Output each line exactly as it appears, skipping any embedded picture.

***** Supplied information *****

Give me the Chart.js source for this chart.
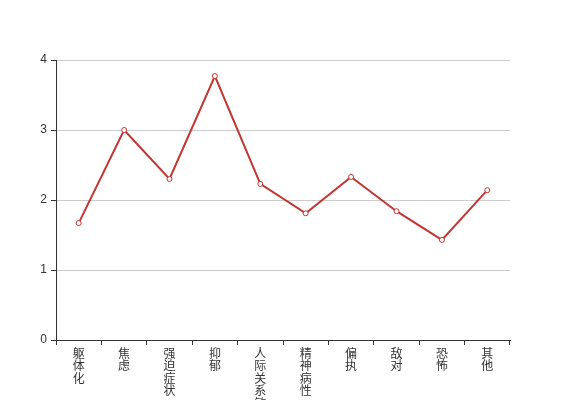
<!DOCTYPE html>
<html>
<head>
<meta charset="utf-8">
<script src="https://cdn.jsdelivr.net/npm/chart.js@4/dist/chart.umd.min.js"></script>
<style>
  html, body { margin: 0; padding: 0; background: #fff; }
  #wrap { width: 567px; height: 400px; }
</style>
</head>
<body>
<div id="wrap"><canvas id="chart"></canvas></div>
<script>
'use strict';

const categories = ['躯体化', '焦虑', '强迫症状', '抑郁', '人际关系敏感', '精神病性', '偏执', '敌对', '恐怖', '其他'];
const scores = [1.67, 3.0, 2.3, 3.77, 2.23, 1.81, 2.33, 1.84, 1.43, 2.14];
const yTicks = [0, 1, 2, 3, 4];

// vertical labels: one character per line
const verticalLabels = categories.map(c => c.split(''));

const FONT = '"Liberation Sans", "Noto Sans CJK SC", sans-serif';

new Chart(document.getElementById('chart'), {
  type: 'line',
  data: {
    labels: verticalLabels,
    datasets: [{
      data: scores,
      borderColor: '#c23531',
      backgroundColor: '#fff',
      pointBackgroundColor: '#fff',
      pointBorderColor: '#c23531',
      pointBorderWidth: 1,
      pointRadius: 2.5,
      borderWidth: 2,
      tension: 0,
      fill: false,
    }],
  },
  options: {
    responsive: true,
    maintainAspectRatio: false,
    animation: false,
    events: [],
    layout: { padding: { left: 0, right: 57, top: 60, bottom: 0 } },
    plugins: {
      legend: { display: false },
      tooltip: { enabled: false },
    },
    scales: {
      x: {
        type: 'category',
        offset: true,
        afterFit: (s) => { s.height = 60; },
        grid: { offset: true, drawOnChartArea: false, tickLength: 5, tickColor: '#333' },
        border: { color: '#333', width: 1 },
        ticks: {
          maxRotation: 0,
          minRotation: 0,
          autoSkip: false,
          padding: 3,
          color: '#333',
          font: { size: 12, family: FONT, lineHeight: 1.05 },
        },
      },
      y: {
        min: 0,
        max: 4,
        afterFit: (s) => { s.width = 56; },
        afterBuildTicks: (s) => { s.ticks = yTicks.map(v => ({ value: v })); },
        grid: { color: '#ccc', tickColor: '#333', tickLength: 5 },
        border: { color: '#333', width: 1 },
        ticks: {
          padding: 4,
          color: '#333',
          font: { size: 12, family: FONT },
        },
      },
    },
  },
});
</script>
</body>
</html>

*****

### Task answer:
Give me the Chart.js source for this chart.
<!DOCTYPE html>
<html>
<head>
<meta charset="utf-8">
<script src="https://cdn.jsdelivr.net/npm/chart.js@4/dist/chart.umd.min.js"></script>
<style>
  html, body { margin: 0; padding: 0; background: #fff; }
  #wrap { width: 567px; height: 400px; }
</style>
</head>
<body>
<div id="wrap"><canvas id="chart"></canvas></div>
<script>
'use strict';

const categories = ['躯体化', '焦虑', '强迫症状', '抑郁', '人际关系敏感', '精神病性', '偏执', '敌对', '恐怖', '其他'];
const scores = [1.67, 3.0, 2.3, 3.77, 2.23, 1.81, 2.33, 1.84, 1.43, 2.14];
const yTicks = [0, 1, 2, 3, 4];

// vertical labels: one character per line
const verticalLabels = categories.map(c => c.split(''));

const FONT = '"Liberation Sans", "Noto Sans CJK SC", sans-serif';

new Chart(document.getElementById('chart'), {
  type: 'line',
  data: {
    labels: verticalLabels,
    datasets: [{
      data: scores,
      borderColor: '#c23531',
      backgroundColor: '#fff',
      pointBackgroundColor: '#fff',
      pointBorderColor: '#c23531',
      pointBorderWidth: 1,
      pointRadius: 2.5,
      borderWidth: 2,
      tension: 0,
      fill: false,
    }],
  },
  options: {
    responsive: true,
    maintainAspectRatio: false,
    animation: false,
    events: [],
    layout: { padding: { left: 0, right: 57, top: 60, bottom: 0 } },
    plugins: {
      legend: { display: false },
      tooltip: { enabled: false },
    },
    scales: {
      x: {
        type: 'category',
        offset: true,
        afterFit: (s) => { s.height = 60; },
        grid: { offset: true, drawOnChartArea: false, tickLength: 5, tickColor: '#333' },
        border: { color: '#333', width: 1 },
        ticks: {
          maxRotation: 0,
          minRotation: 0,
          autoSkip: false,
          padding: 3,
          color: '#333',
          font: { size: 12, family: FONT, lineHeight: 1.05 },
        },
      },
      y: {
        min: 0,
        max: 4,
        afterFit: (s) => { s.width = 56; },
        afterBuildTicks: (s) => { s.ticks = yTicks.map(v => ({ value: v })); },
        grid: { color: '#ccc', tickColor: '#333', tickLength: 5 },
        border: { color: '#333', width: 1 },
        ticks: {
          padding: 4,
          color: '#333',
          font: { size: 12, family: FONT },
        },
      },
    },
  },
});
</script>
</body>
</html>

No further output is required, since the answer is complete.